WHAT YOU NEED TO DO :: Copy out the listing that follows exactly, dropping every picture.

AVAILABLE DATA ::
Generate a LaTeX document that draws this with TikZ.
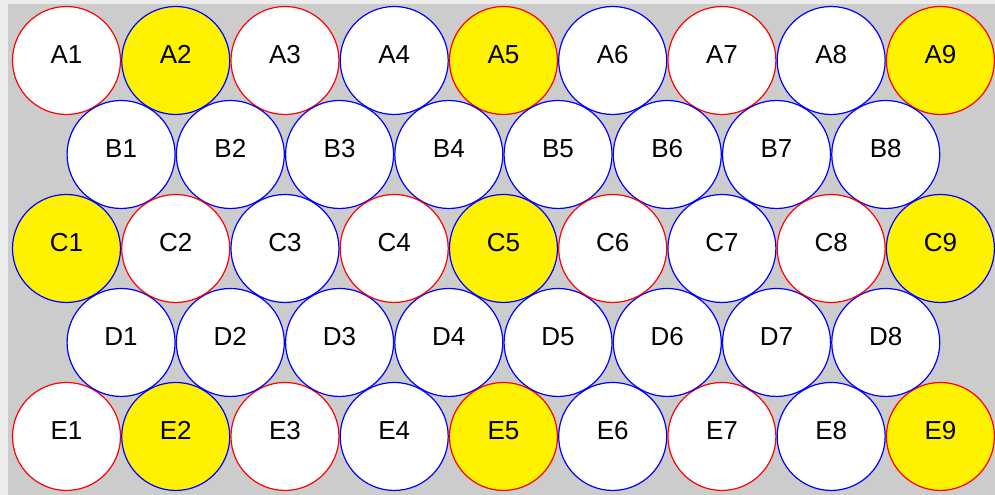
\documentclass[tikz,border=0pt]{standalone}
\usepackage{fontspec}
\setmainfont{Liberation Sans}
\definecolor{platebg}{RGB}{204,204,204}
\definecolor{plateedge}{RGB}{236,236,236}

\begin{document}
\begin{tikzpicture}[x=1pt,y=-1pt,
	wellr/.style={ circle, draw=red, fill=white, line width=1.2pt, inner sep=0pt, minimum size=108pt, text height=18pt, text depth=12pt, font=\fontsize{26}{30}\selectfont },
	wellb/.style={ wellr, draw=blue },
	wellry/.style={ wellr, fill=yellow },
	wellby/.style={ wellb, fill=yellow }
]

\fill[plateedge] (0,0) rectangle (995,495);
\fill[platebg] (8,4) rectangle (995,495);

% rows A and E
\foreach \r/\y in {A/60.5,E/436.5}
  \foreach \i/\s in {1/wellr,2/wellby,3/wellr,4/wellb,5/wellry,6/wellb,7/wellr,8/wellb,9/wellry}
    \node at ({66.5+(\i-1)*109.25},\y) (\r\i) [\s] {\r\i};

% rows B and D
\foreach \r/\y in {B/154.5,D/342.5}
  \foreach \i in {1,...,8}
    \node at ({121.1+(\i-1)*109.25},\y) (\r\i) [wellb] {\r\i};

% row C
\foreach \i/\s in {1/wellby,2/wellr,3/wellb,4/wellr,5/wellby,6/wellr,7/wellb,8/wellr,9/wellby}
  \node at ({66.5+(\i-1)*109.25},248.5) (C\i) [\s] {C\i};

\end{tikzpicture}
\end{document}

FULL SOLUTION ::
Generate a LaTeX document that draws this with TikZ.
\documentclass[tikz,border=0pt]{standalone}
\usepackage{fontspec}
\setmainfont{Liberation Sans}
\definecolor{platebg}{RGB}{204,204,204}
\definecolor{plateedge}{RGB}{236,236,236}

\begin{document}
\begin{tikzpicture}[x=1pt,y=-1pt,
	wellr/.style={ circle, draw=red, fill=white, line width=1.2pt, inner sep=0pt, minimum size=108pt, text height=18pt, text depth=12pt, font=\fontsize{26}{30}\selectfont },
	wellb/.style={ wellr, draw=blue },
	wellry/.style={ wellr, fill=yellow },
	wellby/.style={ wellb, fill=yellow }
]

\fill[plateedge] (0,0) rectangle (995,495);
\fill[platebg] (8,4) rectangle (995,495);

% rows A and E
\foreach \r/\y in {A/60.5,E/436.5}
  \foreach \i/\s in {1/wellr,2/wellby,3/wellr,4/wellb,5/wellry,6/wellb,7/wellr,8/wellb,9/wellry}
    \node at ({66.5+(\i-1)*109.25},\y) (\r\i) [\s] {\r\i};

% rows B and D
\foreach \r/\y in {B/154.5,D/342.5}
  \foreach \i in {1,...,8}
    \node at ({121.1+(\i-1)*109.25},\y) (\r\i) [wellb] {\r\i};

% row C
\foreach \i/\s in {1/wellby,2/wellr,3/wellb,4/wellr,5/wellby,6/wellr,7/wellb,8/wellr,9/wellby}
  \node at ({66.5+(\i-1)*109.25},248.5) (C\i) [\s] {C\i};

\end{tikzpicture}
\end{document}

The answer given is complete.